→ Exercise objective: Copy every line of the data in which the word "with" occurs.

→ Data excerpts:
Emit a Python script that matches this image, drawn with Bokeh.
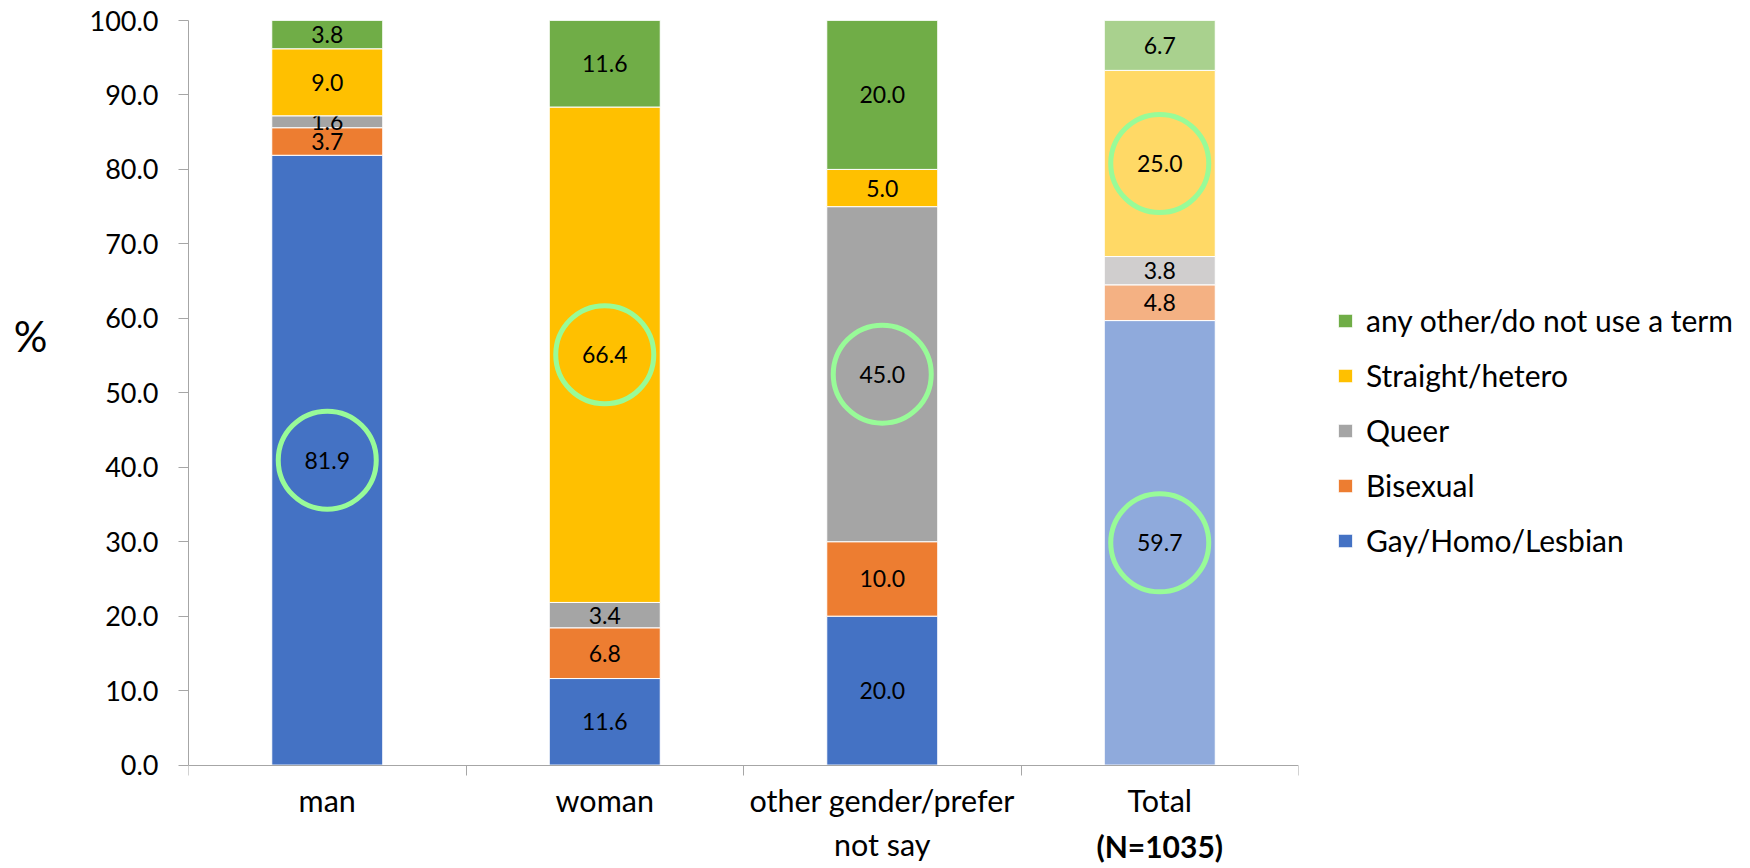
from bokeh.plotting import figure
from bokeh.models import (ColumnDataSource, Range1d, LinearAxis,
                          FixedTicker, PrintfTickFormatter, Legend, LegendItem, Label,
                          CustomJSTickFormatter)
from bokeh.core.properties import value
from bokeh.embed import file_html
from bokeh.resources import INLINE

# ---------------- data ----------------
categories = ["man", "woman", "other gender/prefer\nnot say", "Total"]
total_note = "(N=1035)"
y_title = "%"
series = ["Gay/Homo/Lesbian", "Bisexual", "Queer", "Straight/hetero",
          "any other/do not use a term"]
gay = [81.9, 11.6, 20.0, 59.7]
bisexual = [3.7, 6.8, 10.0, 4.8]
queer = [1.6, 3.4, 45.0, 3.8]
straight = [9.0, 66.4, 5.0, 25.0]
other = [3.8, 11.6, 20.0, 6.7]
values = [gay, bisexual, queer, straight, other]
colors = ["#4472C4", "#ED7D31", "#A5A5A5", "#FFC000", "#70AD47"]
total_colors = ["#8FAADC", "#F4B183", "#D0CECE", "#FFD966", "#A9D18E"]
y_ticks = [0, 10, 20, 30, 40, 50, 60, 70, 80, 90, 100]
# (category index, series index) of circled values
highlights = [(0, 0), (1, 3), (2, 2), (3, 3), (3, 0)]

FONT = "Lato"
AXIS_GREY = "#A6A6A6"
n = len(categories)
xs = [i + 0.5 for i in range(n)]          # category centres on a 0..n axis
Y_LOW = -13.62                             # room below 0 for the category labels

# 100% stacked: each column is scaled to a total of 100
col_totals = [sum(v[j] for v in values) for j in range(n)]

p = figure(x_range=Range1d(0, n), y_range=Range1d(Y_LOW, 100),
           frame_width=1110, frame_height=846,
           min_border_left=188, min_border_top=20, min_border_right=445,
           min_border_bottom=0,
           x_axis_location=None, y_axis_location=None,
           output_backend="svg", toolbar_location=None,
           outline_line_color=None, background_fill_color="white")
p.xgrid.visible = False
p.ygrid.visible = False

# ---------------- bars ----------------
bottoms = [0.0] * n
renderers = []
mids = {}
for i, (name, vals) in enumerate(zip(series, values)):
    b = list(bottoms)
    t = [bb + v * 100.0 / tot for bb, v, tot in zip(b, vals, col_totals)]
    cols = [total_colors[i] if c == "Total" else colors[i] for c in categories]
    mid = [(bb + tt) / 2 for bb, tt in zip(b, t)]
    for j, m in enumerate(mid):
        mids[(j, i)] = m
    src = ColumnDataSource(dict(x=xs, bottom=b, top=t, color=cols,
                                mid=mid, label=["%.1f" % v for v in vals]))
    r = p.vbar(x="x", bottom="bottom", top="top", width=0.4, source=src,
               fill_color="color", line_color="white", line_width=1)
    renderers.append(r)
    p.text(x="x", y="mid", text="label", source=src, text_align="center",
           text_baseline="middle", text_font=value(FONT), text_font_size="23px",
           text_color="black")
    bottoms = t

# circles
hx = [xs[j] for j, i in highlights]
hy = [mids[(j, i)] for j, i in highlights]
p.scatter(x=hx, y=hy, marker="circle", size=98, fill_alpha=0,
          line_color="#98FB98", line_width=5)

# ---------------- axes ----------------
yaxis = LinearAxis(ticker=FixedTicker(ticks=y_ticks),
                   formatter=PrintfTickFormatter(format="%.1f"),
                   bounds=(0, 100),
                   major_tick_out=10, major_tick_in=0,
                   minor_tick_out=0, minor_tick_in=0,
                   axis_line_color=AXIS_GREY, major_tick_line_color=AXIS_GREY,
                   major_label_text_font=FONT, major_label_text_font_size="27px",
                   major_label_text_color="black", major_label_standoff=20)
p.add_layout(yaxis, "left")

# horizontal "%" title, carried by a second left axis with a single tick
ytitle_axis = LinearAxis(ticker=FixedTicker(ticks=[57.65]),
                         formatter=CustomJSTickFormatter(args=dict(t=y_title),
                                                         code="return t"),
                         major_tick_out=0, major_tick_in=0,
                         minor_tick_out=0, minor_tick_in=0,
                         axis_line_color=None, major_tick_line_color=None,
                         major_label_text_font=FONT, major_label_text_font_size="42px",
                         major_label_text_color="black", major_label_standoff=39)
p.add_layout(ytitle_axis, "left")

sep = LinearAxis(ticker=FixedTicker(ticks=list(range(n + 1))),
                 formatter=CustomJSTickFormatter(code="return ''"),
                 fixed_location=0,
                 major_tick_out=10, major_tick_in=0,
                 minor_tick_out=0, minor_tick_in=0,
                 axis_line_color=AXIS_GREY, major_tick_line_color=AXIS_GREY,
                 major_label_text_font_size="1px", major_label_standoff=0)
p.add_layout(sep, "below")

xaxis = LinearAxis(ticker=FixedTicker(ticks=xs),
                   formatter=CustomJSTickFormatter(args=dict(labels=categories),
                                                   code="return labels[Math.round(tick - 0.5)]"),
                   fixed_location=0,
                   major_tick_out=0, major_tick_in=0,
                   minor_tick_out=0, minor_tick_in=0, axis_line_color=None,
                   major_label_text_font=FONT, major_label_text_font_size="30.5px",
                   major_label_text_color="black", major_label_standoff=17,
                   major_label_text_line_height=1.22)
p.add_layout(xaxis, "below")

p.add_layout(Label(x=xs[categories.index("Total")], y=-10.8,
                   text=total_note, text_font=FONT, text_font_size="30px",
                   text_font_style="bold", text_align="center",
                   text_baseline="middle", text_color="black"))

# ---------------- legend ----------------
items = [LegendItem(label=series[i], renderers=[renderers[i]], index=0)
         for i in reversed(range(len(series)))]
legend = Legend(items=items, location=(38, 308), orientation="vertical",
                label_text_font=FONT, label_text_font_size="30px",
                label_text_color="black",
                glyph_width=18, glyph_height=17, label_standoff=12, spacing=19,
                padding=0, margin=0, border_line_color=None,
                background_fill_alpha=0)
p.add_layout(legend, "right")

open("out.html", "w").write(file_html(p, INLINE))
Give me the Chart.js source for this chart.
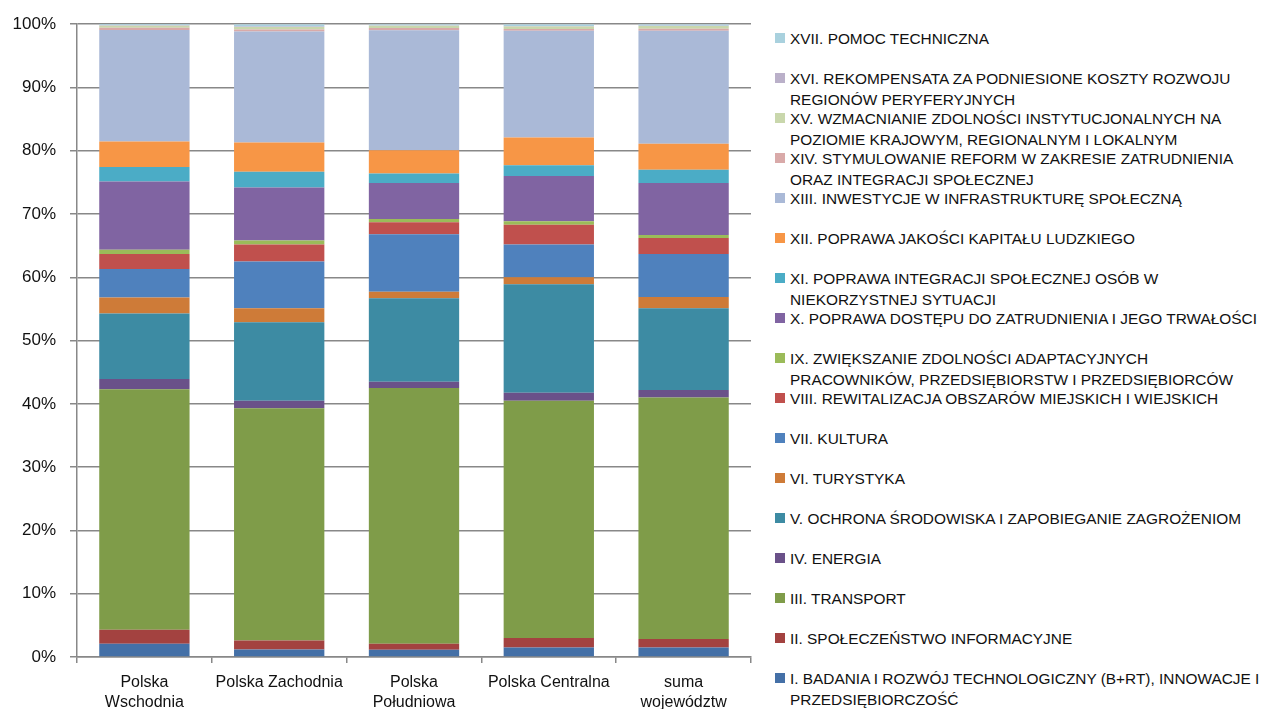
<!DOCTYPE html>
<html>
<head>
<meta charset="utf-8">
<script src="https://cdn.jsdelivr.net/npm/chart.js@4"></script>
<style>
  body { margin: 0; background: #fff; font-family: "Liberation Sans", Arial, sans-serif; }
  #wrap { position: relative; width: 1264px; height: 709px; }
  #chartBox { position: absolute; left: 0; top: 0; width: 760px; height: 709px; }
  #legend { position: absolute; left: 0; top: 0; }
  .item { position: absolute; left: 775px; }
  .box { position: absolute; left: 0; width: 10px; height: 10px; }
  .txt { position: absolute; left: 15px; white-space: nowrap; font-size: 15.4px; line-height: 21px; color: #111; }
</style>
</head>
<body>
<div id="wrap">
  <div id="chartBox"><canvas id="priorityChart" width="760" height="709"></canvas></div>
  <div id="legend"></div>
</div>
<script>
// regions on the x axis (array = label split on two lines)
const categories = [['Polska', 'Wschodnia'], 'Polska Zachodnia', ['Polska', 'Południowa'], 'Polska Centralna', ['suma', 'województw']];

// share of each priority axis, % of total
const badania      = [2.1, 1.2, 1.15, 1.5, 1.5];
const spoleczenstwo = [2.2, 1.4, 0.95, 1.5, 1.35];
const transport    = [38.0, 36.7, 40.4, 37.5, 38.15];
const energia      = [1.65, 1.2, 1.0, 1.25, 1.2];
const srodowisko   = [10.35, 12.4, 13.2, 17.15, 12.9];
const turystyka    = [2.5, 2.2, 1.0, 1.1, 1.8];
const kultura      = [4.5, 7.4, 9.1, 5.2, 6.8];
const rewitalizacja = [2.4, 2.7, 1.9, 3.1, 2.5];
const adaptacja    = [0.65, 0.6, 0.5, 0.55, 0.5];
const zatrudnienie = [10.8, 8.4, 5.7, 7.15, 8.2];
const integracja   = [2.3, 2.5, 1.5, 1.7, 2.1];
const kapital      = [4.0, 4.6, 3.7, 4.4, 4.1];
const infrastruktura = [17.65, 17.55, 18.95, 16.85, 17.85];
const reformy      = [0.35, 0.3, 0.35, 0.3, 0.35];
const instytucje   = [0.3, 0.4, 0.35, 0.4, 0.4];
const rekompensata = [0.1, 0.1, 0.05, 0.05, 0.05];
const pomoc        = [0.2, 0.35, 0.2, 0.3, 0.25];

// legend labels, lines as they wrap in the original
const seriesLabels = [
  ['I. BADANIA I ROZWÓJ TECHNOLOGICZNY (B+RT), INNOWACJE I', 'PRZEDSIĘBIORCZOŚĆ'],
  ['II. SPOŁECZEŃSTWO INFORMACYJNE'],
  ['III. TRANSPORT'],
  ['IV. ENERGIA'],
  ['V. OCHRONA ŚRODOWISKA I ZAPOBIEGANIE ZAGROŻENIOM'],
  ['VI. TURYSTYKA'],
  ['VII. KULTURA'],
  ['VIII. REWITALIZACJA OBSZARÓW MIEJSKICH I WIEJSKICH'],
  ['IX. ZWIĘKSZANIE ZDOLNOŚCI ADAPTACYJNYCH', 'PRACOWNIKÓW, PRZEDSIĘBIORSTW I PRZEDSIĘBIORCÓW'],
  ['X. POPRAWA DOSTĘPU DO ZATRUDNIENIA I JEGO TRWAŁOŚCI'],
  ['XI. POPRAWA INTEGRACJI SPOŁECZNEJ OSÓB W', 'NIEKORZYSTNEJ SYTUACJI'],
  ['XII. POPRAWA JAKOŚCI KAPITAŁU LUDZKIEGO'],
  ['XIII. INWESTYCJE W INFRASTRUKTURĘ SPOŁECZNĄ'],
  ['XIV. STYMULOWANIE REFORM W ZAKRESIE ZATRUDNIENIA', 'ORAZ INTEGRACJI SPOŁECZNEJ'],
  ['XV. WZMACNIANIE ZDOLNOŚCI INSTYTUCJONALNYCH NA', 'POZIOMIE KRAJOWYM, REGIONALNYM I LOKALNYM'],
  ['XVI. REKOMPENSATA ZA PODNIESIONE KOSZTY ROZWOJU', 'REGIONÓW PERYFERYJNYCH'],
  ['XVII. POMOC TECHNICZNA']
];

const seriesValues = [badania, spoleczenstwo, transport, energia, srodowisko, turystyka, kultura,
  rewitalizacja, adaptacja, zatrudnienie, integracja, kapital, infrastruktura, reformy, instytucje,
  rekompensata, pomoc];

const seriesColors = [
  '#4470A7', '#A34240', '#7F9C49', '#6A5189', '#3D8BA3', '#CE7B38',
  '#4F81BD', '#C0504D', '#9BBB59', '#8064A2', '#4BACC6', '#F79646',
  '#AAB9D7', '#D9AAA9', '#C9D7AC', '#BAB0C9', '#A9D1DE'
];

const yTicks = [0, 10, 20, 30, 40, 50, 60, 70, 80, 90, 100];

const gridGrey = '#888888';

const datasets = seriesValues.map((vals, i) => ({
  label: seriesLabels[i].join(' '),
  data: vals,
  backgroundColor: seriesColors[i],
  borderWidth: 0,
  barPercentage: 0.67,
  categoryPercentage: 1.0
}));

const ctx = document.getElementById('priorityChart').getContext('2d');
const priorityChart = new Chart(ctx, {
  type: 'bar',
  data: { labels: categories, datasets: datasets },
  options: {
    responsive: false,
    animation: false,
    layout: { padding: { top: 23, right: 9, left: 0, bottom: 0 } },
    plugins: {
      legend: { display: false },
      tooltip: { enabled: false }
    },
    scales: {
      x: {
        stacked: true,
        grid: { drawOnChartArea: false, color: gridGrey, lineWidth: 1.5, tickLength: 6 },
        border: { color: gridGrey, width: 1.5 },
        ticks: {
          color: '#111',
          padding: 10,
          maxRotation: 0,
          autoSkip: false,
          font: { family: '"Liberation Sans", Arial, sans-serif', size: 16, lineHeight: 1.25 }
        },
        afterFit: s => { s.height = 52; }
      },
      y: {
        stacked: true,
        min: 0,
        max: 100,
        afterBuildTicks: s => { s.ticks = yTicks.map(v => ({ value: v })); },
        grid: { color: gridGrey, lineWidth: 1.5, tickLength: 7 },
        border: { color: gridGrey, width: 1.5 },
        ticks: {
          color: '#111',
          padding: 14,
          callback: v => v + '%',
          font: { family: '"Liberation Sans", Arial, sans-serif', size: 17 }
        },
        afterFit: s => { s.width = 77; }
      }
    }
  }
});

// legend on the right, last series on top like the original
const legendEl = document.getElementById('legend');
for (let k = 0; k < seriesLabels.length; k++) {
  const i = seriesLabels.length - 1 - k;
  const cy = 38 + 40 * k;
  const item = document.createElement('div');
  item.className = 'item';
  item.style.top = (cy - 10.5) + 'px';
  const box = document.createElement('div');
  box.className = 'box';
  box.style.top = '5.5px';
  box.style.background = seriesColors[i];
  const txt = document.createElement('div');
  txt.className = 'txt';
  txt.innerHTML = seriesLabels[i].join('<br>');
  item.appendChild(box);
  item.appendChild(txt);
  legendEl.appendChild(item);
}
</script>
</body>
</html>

→ Exercise solution:
Emit a Python script that matches this image, drawn with Bokeh.
# horizontal "%" title, carried by a second left axis with a single tick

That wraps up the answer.